---------- DATA SEGMENT ----------

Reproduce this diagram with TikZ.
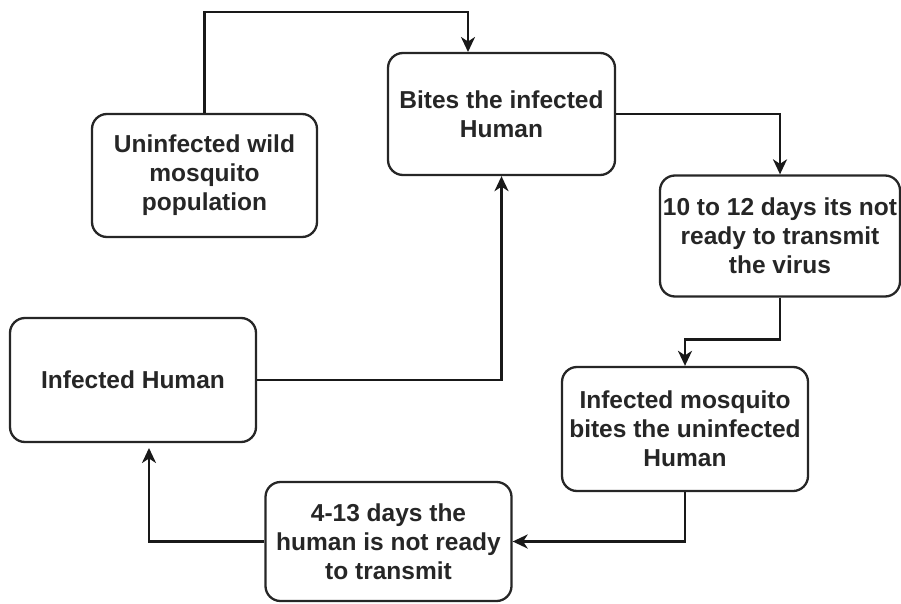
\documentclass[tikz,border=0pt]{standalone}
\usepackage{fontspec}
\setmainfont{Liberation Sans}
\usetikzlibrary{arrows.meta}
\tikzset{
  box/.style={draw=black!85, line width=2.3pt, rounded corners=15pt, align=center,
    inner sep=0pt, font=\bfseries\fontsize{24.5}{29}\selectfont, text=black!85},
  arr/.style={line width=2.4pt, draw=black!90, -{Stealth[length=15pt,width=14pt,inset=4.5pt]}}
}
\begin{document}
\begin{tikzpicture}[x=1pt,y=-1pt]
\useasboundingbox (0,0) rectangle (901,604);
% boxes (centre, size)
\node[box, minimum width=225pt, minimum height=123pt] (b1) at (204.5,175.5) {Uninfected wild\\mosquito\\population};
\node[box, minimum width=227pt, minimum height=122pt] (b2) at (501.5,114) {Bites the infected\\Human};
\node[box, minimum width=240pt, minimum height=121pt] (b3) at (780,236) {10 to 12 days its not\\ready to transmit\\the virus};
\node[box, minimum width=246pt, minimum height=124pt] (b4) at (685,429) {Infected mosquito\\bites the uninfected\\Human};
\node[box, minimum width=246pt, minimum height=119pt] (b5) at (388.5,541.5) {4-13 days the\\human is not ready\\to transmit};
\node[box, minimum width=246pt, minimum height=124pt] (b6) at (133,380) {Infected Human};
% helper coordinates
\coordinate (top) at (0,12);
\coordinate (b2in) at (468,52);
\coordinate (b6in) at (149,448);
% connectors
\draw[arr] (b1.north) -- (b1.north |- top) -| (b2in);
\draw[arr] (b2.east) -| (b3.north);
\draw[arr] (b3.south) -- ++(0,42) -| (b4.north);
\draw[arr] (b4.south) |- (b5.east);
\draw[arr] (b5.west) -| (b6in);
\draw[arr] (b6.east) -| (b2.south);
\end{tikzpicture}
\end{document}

----------

Extract the full listing above verbatim; pictures are to be left out of the copy.

● **EXPECTED ANSWER**
Reproduce this diagram with TikZ.
\documentclass[tikz,border=0pt]{standalone}
\usepackage{fontspec}
\setmainfont{Liberation Sans}
\usetikzlibrary{arrows.meta}
\tikzset{
  box/.style={draw=black!85, line width=2.3pt, rounded corners=15pt, align=center,
    inner sep=0pt, font=\bfseries\fontsize{24.5}{29}\selectfont, text=black!85},
  arr/.style={line width=2.4pt, draw=black!90, -{Stealth[length=15pt,width=14pt,inset=4.5pt]}}
}
\begin{document}
\begin{tikzpicture}[x=1pt,y=-1pt]
\useasboundingbox (0,0) rectangle (901,604);
% boxes (centre, size)
\node[box, minimum width=225pt, minimum height=123pt] (b1) at (204.5,175.5) {Uninfected wild\\mosquito\\population};
\node[box, minimum width=227pt, minimum height=122pt] (b2) at (501.5,114) {Bites the infected\\Human};
\node[box, minimum width=240pt, minimum height=121pt] (b3) at (780,236) {10 to 12 days its not\\ready to transmit\\the virus};
\node[box, minimum width=246pt, minimum height=124pt] (b4) at (685,429) {Infected mosquito\\bites the uninfected\\Human};
\node[box, minimum width=246pt, minimum height=119pt] (b5) at (388.5,541.5) {4-13 days the\\human is not ready\\to transmit};
\node[box, minimum width=246pt, minimum height=124pt] (b6) at (133,380) {Infected Human};
% helper coordinates
\coordinate (top) at (0,12);
\coordinate (b2in) at (468,52);
\coordinate (b6in) at (149,448);
% connectors
\draw[arr] (b1.north) -- (b1.north |- top) -| (b2in);
\draw[arr] (b2.east) -| (b3.north);
\draw[arr] (b3.south) -- ++(0,42) -| (b4.north);
\draw[arr] (b4.south) |- (b5.east);
\draw[arr] (b5.west) -| (b6in);
\draw[arr] (b6.east) -| (b2.south);
\end{tikzpicture}
\end{document}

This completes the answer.